The first side of this issue is compilers. Modern compilers are of course expected to turn our programming languages into executables, but they are also supposed to do so in an efficient way. This requires them to understand how larger pieces of the program fit together (not just single statements). In the quest to create maximally efficient code (gotta go fast), optimizations have over time required increasingly complicated conditions for application, as one would expect.

Any code will encounter some bugs, and I do not want to fault compiler authors for trying to go fast. For how complicated Clang/LLVM and GCC and so on are, there are few bugs, which is nice. (Most of this is due to regression testing and only counting bugs in released versions, but whatever gets them there is good.) I do, however, want to question ever optimizing away calls to memset(), bzero(), and the like. There are two reasons I think it is always wrong.

The first reason is that compilers get it wrong. More than zero times, which is the exact number of times it is okay to get this wrong. I will prove this to you right now by linking a GCC bug about getting it wrong.

The second is that it is too important to get wrong. This is because of cryptography. More accurately, it is due to the need to ensure, without any doubt whatsoever, that a chunk of memory has been set to zero at a given time so that they can not only hold key material but also guarantee that it has been disposed of and therefore not leak out to actors that should not have it.

An Example

To look at a codebase I can confidently explain, this (with help from another file) is how krb5 does it in master. For reference, this is an incredibly reasonable way to handle it: there's a Windows function guaranteed to solve this problem, with fallback to a C11 function guaranteed to solve the problem. These are fine and dandy, and if this were all it took I probably would not have anything to complain about this week.
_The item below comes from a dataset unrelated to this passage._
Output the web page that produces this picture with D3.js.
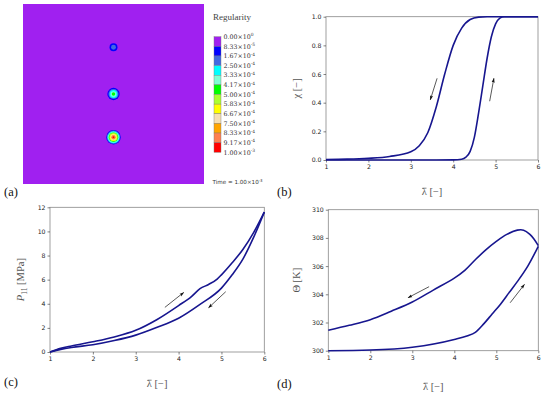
<!DOCTYPE html>
<html>
<head>
<meta charset="utf-8">
<script src="https://cdn.jsdelivr.net/npm/d3@7"></script>
<style>
  body { margin: 0; background: #fff; }
  svg { display: block; }
  .tick text { font-family: "DejaVu Sans", sans-serif; font-size: 6.2px; fill: #222; }
  .tick line { stroke: #333; stroke-width: 0.6; }
  .lbl { font-family: "Liberation Serif", serif; fill: #555; font-size: 10.5px; }
  .plab { font-family: "Liberation Serif", serif; fill: #111; font-size: 12.5px; }
</style>
</head>
<body>
<svg id="chart" width="550" height="394"></svg>
<script>
// ---- data ----
// (a) regularity field legend
var legendValues = ['0.00×10^0', '8.33×10^-5', '1.67×10^-4', '2.50×10^-4', '3.33×10^-4', '4.17×10^-4',
  '5.00×10^-4', '5.83×10^-4', '6.67×10^-4', '7.50×10^-4', '8.33×10^-4', '9.17×10^-4', '1.00×10^-3'];
var legendColors = ['#a020f0', '#0000ff', '#4169e1', '#00ffff', '#7fffd4', '#00ff00',
  '#adff2f', '#ffff00', '#f5deb3', '#ffa500', '#ff7f50', '#ff0000'];
// spots: position in unit square, outer radius (fraction), peak colour level
var spotX = [0.5, 0.5, 0.5];
var spotY = [0.24, 0.5, 0.74];
var spotR = [0.022, 0.034, 0.04];
var spotPeak = [2, 5, 11];

// (b) phase fraction chi vs stretch
var bLoadX = [1, 2, 3, 4, 4.2, 4.3, 4.4, 4.5, 4.6, 4.7, 4.8, 4.9, 5.0, 5.1, 5.2, 6];
var bLoadY = [0, 0, 0, 0.001, 0.005, 0.02, 0.06, 0.16, 0.33, 0.52, 0.71, 0.86, 0.95, 0.99, 1, 1];
var bUnloadX = [1, 1.5, 2, 2.5, 3, 3.2, 3.4, 3.6, 3.8, 4.0, 4.2, 4.4, 4.6, 4.8, 6];
var bUnloadY = [0.004, 0.006, 0.012, 0.025, 0.058, 0.1, 0.19, 0.37, 0.6, 0.8, 0.92, 0.98, 0.997, 1, 1];

// (c) nominal stress P11 [MPa]
var cLoadX = [1, 1.25, 1.5, 2, 2.5, 3, 3.5, 4, 4.3, 4.5, 4.7, 4.9, 5.0, 5.25, 5.5, 5.75, 6];
var cLoadY = [0, 0.3, 0.5, 0.85, 1.25, 1.8, 2.7, 3.85, 4.6, 5.25, 5.6, 6.05, 6.4, 7.4, 8.5, 9.9, 11.6];
var cUnloadX = [1, 1.25, 1.5, 2, 2.5, 3, 3.5, 4, 4.5, 5, 5.25, 5.5, 5.75, 6];
var cUnloadY = [0, 0.22, 0.38, 0.6, 0.95, 1.4, 2.05, 2.8, 3.95, 5.3, 6.4, 7.7, 9.5, 11.6];

// (d) temperature Theta [K]
var dLoadX = [1, 2, 3, 4, 4.3, 4.5, 4.7, 4.9, 5.1, 5.3, 5.5, 5.75, 6];
var dLoadY = [300, 300.05, 300.25, 300.8, 301.05, 301.3, 301.9, 302.6, 303.3, 304.1, 304.9, 306.0, 307.4];
var dUnloadX = [1, 1.5, 2, 2.5, 3, 3.5, 4, 4.25, 4.5, 4.75, 5, 5.25, 5.5, 5.65, 5.8, 5.9, 6];
var dUnloadY = [301.45, 301.8, 302.2, 302.8, 303.45, 304.3, 305.15, 305.7, 306.45, 307.15, 307.75, 308.25, 308.55, 308.55, 308.25, 307.9, 307.45];

var xTicks = [1, 2, 3, 4, 5, 6];
var bYTicks = [0, 0.2, 0.4, 0.6, 0.8, 1.0];
var cYTicks = [0, 2, 4, 6, 8, 10, 12];
var dYTicks = [300, 302, 304, 306, 308, 310];

// arrows [x0, y0, x1, y1] in data units
var bArrows = [[3.62, 0.57, 3.46, 0.42], [4.86, 0.41, 4.96, 0.57]];
var cArrows = [[3.68, 3.7, 4.12, 4.94], [5.1, 5.0, 4.7, 3.67]];
var dArrows = [[3.4, 304.54, 2.9, 303.76], [5.33, 303.4, 5.67, 304.7]];

var lineColor = '#17168f';

var svg = d3.select('#chart');
svg.append('defs').append('marker')
  .attr('id', 'ah').attr('viewBox', '0 0 10 10').attr('refX', 9).attr('refY', 5)
  .attr('markerWidth', 7).attr('markerHeight', 7).attr('orient', 'auto')
  .append('path').attr('d', 'M0,1.8 L10,5 L0,8.2 L2,5 Z').attr('fill', '#111');

function zip(xs, ys) {
  return xs.map(function(d, i) { return [d, ys[i]]; });
}

// superscript text helper: "a×10^b"
function sciText(sel, s, size) {
  var parts = s.split('^');
  sel.append('tspan').text(parts[0]);
  sel.append('tspan').attr('dy', -size * 0.4).attr('font-size', size * 0.7).text(parts[1]);
}

// ---------- panel (a) ----------
var ax0 = 23, ay0 = 4, aw = 181, ah = 180;
var sx = d3.scaleLinear().domain([0, 1]).range([ax0, ax0 + aw]);
var sy = d3.scaleLinear().domain([0, 1]).range([ay0, ay0 + ah]);
var sr = d3.scaleLinear().domain([0, 1]).range([0, aw]);
svg.append('rect').attr('x', sx(0)).attr('y', sy(0)).attr('width', sr(1)).attr('height', sy(1) - sy(0))
  .attr('fill', legendColors[0]);
spotX.forEach(function(x, i) {
  var levels = d3.range(1, spotPeak[i] + 1);
  svg.selectAll('.spot' + i).data(levels).enter().append('circle')
    .attr('cx', sx(x)).attr('cy', sy(spotY[i]))
    .attr('r', function(k) { return sr(spotR[i]) * (1 - (k - 1) / (spotPeak[i] + 0.6)); })
    .attr('fill', function(k) { return legendColors[k]; });
});

// legend
var lg = svg.append('g');
lg.append('text').attr('x', 213).attr('y', 20).attr('font-family', 'Liberation Serif, serif')
  .attr('font-size', 9).attr('fill', '#444').text('Regularity');
var ly = d3.scaleLinear().domain([0, legendColors.length]).range([36.7, 152.3]);
lg.selectAll('rect.lc').data(legendColors).enter().append('rect')
  .attr('x', 214).attr('width', 7)
  .attr('y', function(d, i) { return ly(i); })
  .attr('height', ly(1) - ly(0))
  .attr('fill', function(d) { return d; })
  .attr('stroke', '#777').attr('stroke-width', 0.4);
legendValues.forEach(function(v, i) {
  var t = lg.append('text').attr('x', 223.5).attr('y', ly(i) + 2.2)
    .attr('font-family', 'DejaVu Serif, serif').attr('font-size', 6.3).attr('fill', '#333');
  sciText(t, v, 6.3);
});
var tt = lg.append('text').attr('x', 212.5).attr('y', 184).attr('font-family', 'DejaVu Sans, sans-serif')
  .attr('font-size', 5.6).attr('fill', '#333');
sciText(tt, 'Time = 1.00×10^-3', 5.6);

// ---------- line panels ----------
function panel(opt) {
  var x = d3.scaleLinear().domain([1, 6]).range([opt.l, opt.r]);
  var y = d3.scaleLinear().domain(opt.ydom).range([opt.b, opt.t]);
  var g = svg.append('g');
  g.append('rect').attr('x', opt.l).attr('y', opt.t).attr('width', opt.r - opt.l).attr('height', opt.b - opt.t)
    .attr('fill', 'none').attr('stroke', '#888').attr('stroke-width', 0.8);
  g.append('g').attr('transform', 'translate(0,' + opt.b + ')')
    .call(d3.axisBottom(x).tickValues(xTicks).tickSize(2.5).tickPadding(2).tickFormat(d3.format('d')))
    .call(function(a) { a.select('.domain').remove(); });
  g.append('g').attr('transform', 'translate(' + opt.l + ',0)')
    .call(d3.axisLeft(y).tickValues(opt.yticks).tickSize(2.5).tickPadding(2).tickFormat(opt.yfmt))
    .call(function(a) { a.select('.domain').remove(); });
  var line = d3.line().x(function(d) { return x(d[0]); }).y(function(d) { return y(d[1]); })
    .curve(d3.curveMonotoneX);
  var line2 = d3.line().x(function(d) { return x(d[0]); }).y(function(d) { return y(d[1]); })
    .curve(d3.curveCatmullRom.alpha(0.5));
  opt.series.forEach(function(s, i) {
    g.append('path').datum(s).attr('d', opt.smooth && opt.smooth[i] ? line2 : line)
      .attr('fill', 'none').attr('stroke', lineColor).attr('stroke-width', 1.6);
  });
  opt.arrows.forEach(function(a) {
    g.append('line').attr('x1', x(a[0])).attr('y1', y(a[1])).attr('x2', x(a[2])).attr('y2', y(a[3]))
      .attr('stroke', '#111').attr('stroke-width', 0.7).attr('marker-end', 'url(#ah)');
  });
  // axis labels: lambda with a bar drawn over it
  var xl = g.append('text').attr('class', 'lbl').attr('x', (opt.l + opt.r) / 2).attr('y', opt.xly)
    .attr('text-anchor', 'middle').text('λ [−]');
  var bb = xl.node().getExtentOfChar(0);
  g.append('line').attr('x1', bb.x + 0.8).attr('x2', bb.x + bb.width - 0.3)
    .attr('y1', bb.y + 2.2).attr('y2', bb.y + 2.2).attr('stroke', '#555').attr('stroke-width', 0.7);
  var yl = g.append('text').attr('class', 'lbl').attr('text-anchor', 'middle')
    .attr('transform', 'translate(' + opt.ylx + ',' + (opt.t + opt.b) / 2 + ') rotate(-90)');
  opt.ylab(yl);
  svg.append('text').attr('class', 'plab').attr('x', opt.px).attr('y', opt.py).text(opt.name);
}

panel({
  l: 326, r: 538, t: 16.7, b: 160, ydom: [0, 1], yticks: bYTicks, yfmt: d3.format('.1f'),
  series: [zip(bLoadX, bLoadY), zip(bUnloadX, bUnloadY)], arrows: bArrows,
  xly: 195, ylx: 300, px: 277, py: 196, name: '(b)',
  ylab: function(t) { t.append('tspan').text('χ [−]'); }
});
panel({
  l: 50, r: 264.3, t: 207.3, b: 352, ydom: [0, 12], yticks: cYTicks, yfmt: d3.format('d'),
  series: [zip(cLoadX, cLoadY), zip(cUnloadX, cUnloadY)], arrows: cArrows,
  xly: 387, ylx: 24, px: 4, py: 386, name: '(c)',
  ylab: function(t) {
    t.append('tspan').attr('font-style', 'italic').text('P');
    t.append('tspan').attr('dy', 2.5).attr('font-size', 7.5).text('11');
    t.append('tspan').attr('dy', -2.5).text(' [MPa]');
  }
});
panel({
  l: 328.3, r: 538.3, t: 209.7, b: 350.7, ydom: [300, 310], yticks: dYTicks, yfmt: d3.format('d'),
  series: [zip(dLoadX, dLoadY), zip(dUnloadX, dUnloadY)], arrows: dArrows, smooth: [false, true],
  xly: 390, ylx: 300, px: 277, py: 388, name: '(d)',
  ylab: function(t) { t.append('tspan').text('Θ [K]'); }
});
svg.append('text').attr('class', 'plab').attr('x', 4).attr('y', 196).text('(a)');
</script>
</body>
</html>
The problem is that the two other cases are not only needed (because not everyone is C11) but also disgusting: in the first, language assembly is used, and then as a final fallback there's a cast to volatile with manual scrub. Altogether, there are an absurd number of cases: in an ideal world, we would have one case (the C standard builtin function) and in a realistic world two cases (the Windows one and the one for the rest of the world), but we need four.

It is important to note that a bug in any of these functions or the way they are compiled is a potential cryptographic key disclosure.

OpenSSL

I feel that no article that mentions cryptography can be complete without taking potshots (friendly or unfriendly) at OpenSSL. I promise I tried to do this in good faith, though that was because I had not actually seen this code before sitting down to right.

Feast your eyes, if you would, on the delta that is pull 455.

On the right hand (or additions, if you do not use split diff on Github for some reason) we have a function OPENSSL_cleanse() that looks a lot like krb5's zap() - try the C11 function, try the Windows function, fall back to mucking around with volatile pointers. It is different chicanery than what krb5 does, and I am not familiar enough with the standard to say whether it is good or not, but that academic anyway as this pull request did not merge. More on that in a moment.

On the left hand side (i.e., existing code), we have the kind of thing that drives programmers to go raise sheep. At first glance it appears to be assembly, segregated by architecture. This is not great. What is even worse is that it is in fact, on closer inspection, a pile of Perl that generates architecture-specific assembly. It also does not work according to its specification.

Fortunately, I did not determine this by reading the code myself. It is mentioned as part of the corresponding PR, which I will suggest that you do while refraining from comment. The result of those conversations, confusingly enough, is this change, which reflects the code as it stands today. Please note that all of the assembly is still present. I will not comment further on this code.

Next week I will try to post something happier, with lots of slide whistles.